Gruenke,Matt
This is my biggest misgiving, by far. In the very near future, I expect developers will opt for either SYCL (https://www.khronos.org/opencl/sycl) or Bolt (https://github.com/HSA-Libraries/Bolt). SYCL provides a modern, standard C++11 wrapper around OpenCL, with better concurrency control and support for integrating kernels inline. Bolt provides many of the same higher-level abstractions found in Boost.Compute, but with forthcoming support for HSA.

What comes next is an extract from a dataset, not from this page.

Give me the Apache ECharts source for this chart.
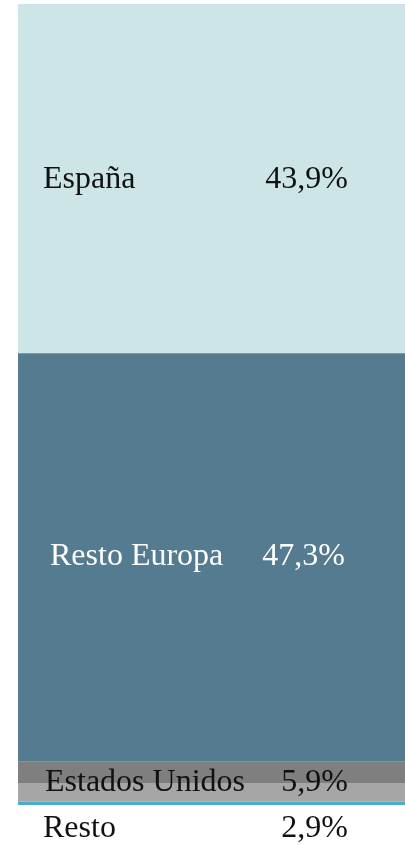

Bolt relies on an extension to OpenCL called "OpenCL Static C++ Kernel Language Extension". Only AMD bothered to implement it as to my knowledge. C++ AMP is in my opinion a more promising proposal compared to SYCL. Developers opt for C++ AMP today. But both SYCL and C++ AMP are higher level tools and have the disadvantages of any higher level library compared to a lower level library. In addition, they need a custom compiler or compiler extensions. This increases the fragmentation of the accelerator co-processor field further. I think Boost.Compute does the right thing here. Identify the lowest common denominator: OpenCL. Build a library on top of it that anyone can use on any platform, provided a standard C++ compiler is available and the OpenCL library is implemented. Build whatever fancy thing you want on top of that.

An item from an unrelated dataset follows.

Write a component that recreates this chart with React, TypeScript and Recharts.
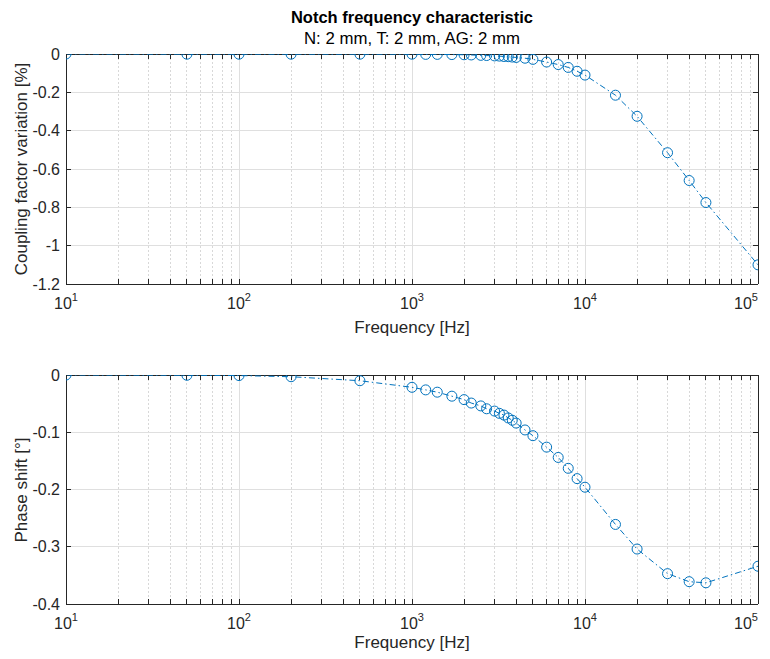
import React from 'react';
import { LineChart, Line, XAxis, YAxis, ReferenceLine } from 'recharts';

// frequencies in Hz
const freqs = [
  10, 50, 100, 200, 500, 1000, 1200, 1400, 1700, 2000, 2200, 2500, 2700, 3000,
  3200, 3400, 3600, 3800, 4000, 4500, 5000, 6000, 7000, 8000, 9000, 10000,
  15000, 20000, 30000, 40000, 50000, 100000,
];

// coupling factor variation [%]
const coupling = [
  0, -0.001, -0.001, -0.001, -0.001, -0.001, -0.002, -0.002, -0.003, -0.004,
  -0.005, -0.007, -0.008, -0.01, -0.011, -0.013, -0.014, -0.016, -0.018,
  -0.022, -0.028, -0.042, -0.055, -0.07, -0.09, -0.11, -0.215, -0.325, -0.515,
  -0.66, -0.775, -1.1,
];

// phase shift [deg]
const phase = [
  0, -0.0005, -0.001, -0.003, -0.01, -0.0215, -0.026, -0.03, -0.037, -0.043,
  -0.049, -0.054, -0.059, -0.063, -0.067, -0.07, -0.075, -0.079, -0.084,
  -0.096, -0.106, -0.126, -0.144, -0.163, -0.181, -0.196, -0.261, -0.304,
  -0.347, -0.361, -0.363, -0.334,
];

const xTicks = [10, 100, 1000, 10000, 100000];
const xMinor = xTicks.slice(0, -1).flatMap((d) =>
  [2, 3, 4, 5, 6, 7, 8, 9].map((k) => d * k)
);
const yTicksTop = [0, -0.2, -0.4, -0.6, -0.8, -1, -1.2];
const yTicksBottom = [0, -0.1, -0.2, -0.3, -0.4];

const topData = freqs.map((f, i) => ({ f, v: coupling[i] }));
const bottomData = freqs.map((f, i) => ({ f, v: phase[i] }));

const AXIS = '#262626';
const BLUE = '#0072BD';
const GRID = '#dfdfdf';
const FONT = '"Liberation Sans", Arial, Helvetica, sans-serif';
const TICK_LEN = 5;

const XTick = (props: any) => {
  const { x, y, payload } = props;
  const exp = Math.round(Math.log10(payload.value));
  return (
    <text x={x} y={y + 25} textAnchor="middle" fontSize={16} fill={AXIS} fontFamily={FONT}>
      <tspan>10</tspan>
      <tspan dy={-8} fontSize={11}>{exp}</tspan>
    </text>
  );
};

// vertical grid line + inward tick marks at top and bottom (edge = box side)
const vShape = (minor: boolean, edge: boolean) => (p: any) => {
  const top = Math.min(p.y1, p.y2);
  const bot = Math.max(p.y1, p.y2);
  return (
    <g shapeRendering="crispEdges">
      {edge ? (
        <line x1={p.x1} x2={p.x1} y1={top} y2={bot} stroke={AXIS} />
      ) : (
        <line
          x1={p.x1}
          x2={p.x1}
          y1={top}
          y2={bot}
          stroke={minor ? '#d8d8d8' : GRID}
          strokeDasharray={minor ? '2 2' : undefined}
        />
      )}
      <line x1={p.x1} x2={p.x1} y1={top} y2={top + TICK_LEN} stroke={AXIS} />
      <line x1={p.x1} x2={p.x1} y1={bot - TICK_LEN} y2={bot} stroke={AXIS} />
    </g>
  );
};

// horizontal grid line + inward tick marks left and right
const hShape = (edge: boolean) => (p: any) => {
  const l = Math.min(p.x1, p.x2);
  const r = Math.max(p.x1, p.x2);
  return (
    <g shapeRendering="crispEdges">
      <line x1={l} x2={r} y1={p.y1} y2={p.y1} stroke={edge ? AXIS : GRID} />
      <line x1={l} x2={l + TICK_LEN} y1={p.y1} y2={p.y1} stroke={AXIS} />
      <line x1={r - TICK_LEN} x2={r} y1={p.y1} y2={p.y1} stroke={AXIS} />
    </g>
  );
};

interface PanelProps {
  data: { f: number; v: number }[];
  yTicks: number[];
  height: number;
  top: number;
  bottom: number;
}

const Panel = ({ data, yTicks, height, top, bottom }: PanelProps) => {
  const yMin = Math.min(...yTicks);
  const yMax = Math.max(...yTicks);
  const xMin = xTicks[0];
  const xMax = xTicks[xTicks.length - 1];
  return (
    <LineChart
      width={770}
      height={height}
      data={data}
      margin={{ top, right: 12, left: 0, bottom }}
    >
      <XAxis
        dataKey="f"
        type="number"
        scale="log"
        domain={[xMin, xMax]}
        ticks={xTicks}
        axisLine={{ stroke: AXIS, shapeRendering: 'crispEdges' }}
        tickLine={false}
        tickSize={0}
        tickMargin={0}
        height={40}
        tick={<XTick />}
        allowDataOverflow
      />
      <YAxis
        type="number"
        domain={[yMin, yMax]}
        ticks={yTicks}
        axisLine={{ stroke: AXIS, shapeRendering: 'crispEdges' }}
        tickLine={false}
        tickSize={0}
        tickMargin={6}
        width={66}
        tick={{ fontSize: 16, fill: AXIS, fontFamily: FONT }}
        allowDataOverflow
      />
      {xMinor.map((v) => (
        <ReferenceLine key={`m${v}`} x={v} ifOverflow="visible" shape={vShape(true, false)} />
      ))}
      {yTicks.map((v) => (
        <ReferenceLine
          key={`y${v}`}
          y={v}
          ifOverflow="visible"
          shape={hShape(v === yMin || v === yMax)}
        />
      ))}
      {xTicks.map((v) => (
        <ReferenceLine
          key={`M${v}`}
          x={v}
          ifOverflow="visible"
          shape={vShape(false, v === xMin || v === xMax)}
        />
      ))}
      <Line
        type="linear"
        dataKey="v"
        stroke={BLUE}
        strokeWidth={1}
        strokeDasharray="6 3 1.5 3"
        dot={{ r: 5, stroke: BLUE, strokeWidth: 1, fill: 'none', strokeDasharray: '' }}
        isAnimationActive={false}
      />
    </LineChart>
  );
};

const textStyle: React.CSSProperties = {
  position: 'absolute',
  fontFamily: FONT,
  color: AXIS,
  whiteSpace: 'nowrap',
  lineHeight: 1,
  transform: 'translate(-50%, -50%)',
};

export default function App() {
  return (
    <div
      style={{
        position: 'absolute',
        left: 0,
        top: 0,
        width: 770,
        height: 659,
        background: '#fff',
        overflow: 'hidden',
      }}
    >
      <div style={{ ...textStyle, left: 412, top: 17, fontSize: 16.5, fontWeight: 'bold', color: '#000' }}>
        Notch frequency characteristic
      </div>
      <div style={{ ...textStyle, left: 412, top: 39, fontSize: 16.8, color: '#000' }}>
        N: 2 mm, T: 2 mm, AG: 2 mm
      </div>
      <div style={{ position: 'absolute', left: 0, top: 0 }}>
        <Panel data={topData} yTicks={yTicksTop} height={340} top={54} bottom={16} />
      </div>
      <div style={{ position: 'absolute', left: 0, top: 330 }}>
        <Panel data={bottomData} yTicks={yTicksBottom} height={329} top={45} bottom={15} />
      </div>
      <div style={{ ...textStyle, left: 412, top: 327, fontSize: 17 }}>Frequency [Hz]</div>
      <div style={{ ...textStyle, left: 412, top: 642, fontSize: 17 }}>Frequency [Hz]</div>
      <div style={{ ...textStyle, left: 21, top: 169, fontSize: 17, transform: 'translate(-50%, -50%) rotate(-90deg)' }}>
        Coupling factor variation [%]
      </div>
      <div style={{ ...textStyle, left: 21, top: 490, fontSize: 17, transform: 'translate(-50%, -50%) rotate(-90deg)' }}>
        Phase shift [°]
      </div>
    </div>
  );
}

To have the kind of lasting relevance and broad applicability to which all Boost libraries should aspire, I think Boost.Compute should be architected to support multiple backends. Though OpenCL support is currently ascendant, it's far from universal and is already flagging on some platforms (Nvidia, not the least). And HSA provides a foundation on which alternatives are actively being built. Most importantly, there exist multitudes of multi-core and multiprocessor systems which lack OpenCL support. It would be eminently useful to support these with such backends as thread pool, OpenMP, etc. And backends could be added to support new technologies, as they mature.

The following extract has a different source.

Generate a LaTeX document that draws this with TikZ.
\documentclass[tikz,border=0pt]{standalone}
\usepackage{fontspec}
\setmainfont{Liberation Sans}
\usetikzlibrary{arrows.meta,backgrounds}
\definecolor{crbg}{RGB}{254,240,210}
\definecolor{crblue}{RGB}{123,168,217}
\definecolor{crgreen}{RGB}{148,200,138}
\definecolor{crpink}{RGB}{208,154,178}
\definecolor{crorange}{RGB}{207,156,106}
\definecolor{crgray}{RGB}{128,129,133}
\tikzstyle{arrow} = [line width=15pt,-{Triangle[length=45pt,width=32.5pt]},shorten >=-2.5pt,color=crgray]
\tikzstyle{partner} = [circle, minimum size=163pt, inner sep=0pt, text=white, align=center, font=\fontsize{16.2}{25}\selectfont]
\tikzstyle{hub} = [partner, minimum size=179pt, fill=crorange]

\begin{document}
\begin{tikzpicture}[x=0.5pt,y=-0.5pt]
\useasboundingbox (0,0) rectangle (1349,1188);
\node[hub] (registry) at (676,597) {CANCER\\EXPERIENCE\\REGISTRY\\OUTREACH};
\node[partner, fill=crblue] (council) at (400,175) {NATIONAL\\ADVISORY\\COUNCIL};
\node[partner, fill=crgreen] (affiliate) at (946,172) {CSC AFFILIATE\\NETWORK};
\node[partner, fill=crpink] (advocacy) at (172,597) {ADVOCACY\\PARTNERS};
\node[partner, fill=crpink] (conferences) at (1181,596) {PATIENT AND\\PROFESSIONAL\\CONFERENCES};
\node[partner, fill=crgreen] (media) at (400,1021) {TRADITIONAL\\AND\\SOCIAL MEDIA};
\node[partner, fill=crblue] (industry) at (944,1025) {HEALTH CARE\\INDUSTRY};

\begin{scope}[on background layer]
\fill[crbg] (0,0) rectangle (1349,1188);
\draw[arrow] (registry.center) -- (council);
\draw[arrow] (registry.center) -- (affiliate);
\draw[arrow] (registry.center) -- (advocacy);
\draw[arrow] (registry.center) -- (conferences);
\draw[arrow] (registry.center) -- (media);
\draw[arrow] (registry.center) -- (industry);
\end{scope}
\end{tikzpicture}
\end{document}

OpenCL is supposed to be the abstraction layer that does all that, remember? That is, support multi-core, multi-processor and many-core vector co-processors. Asking Boost.Compute to support threading and OpenMP is asking it to do the job of OpenCL library implementers. To play the heretic for the sake of argument: why stop at single nodes then? Why not add, on top of the OpenMP/threading layer you ask Boost.Compute to support an MPI layer? I urge you to not open this can of worms.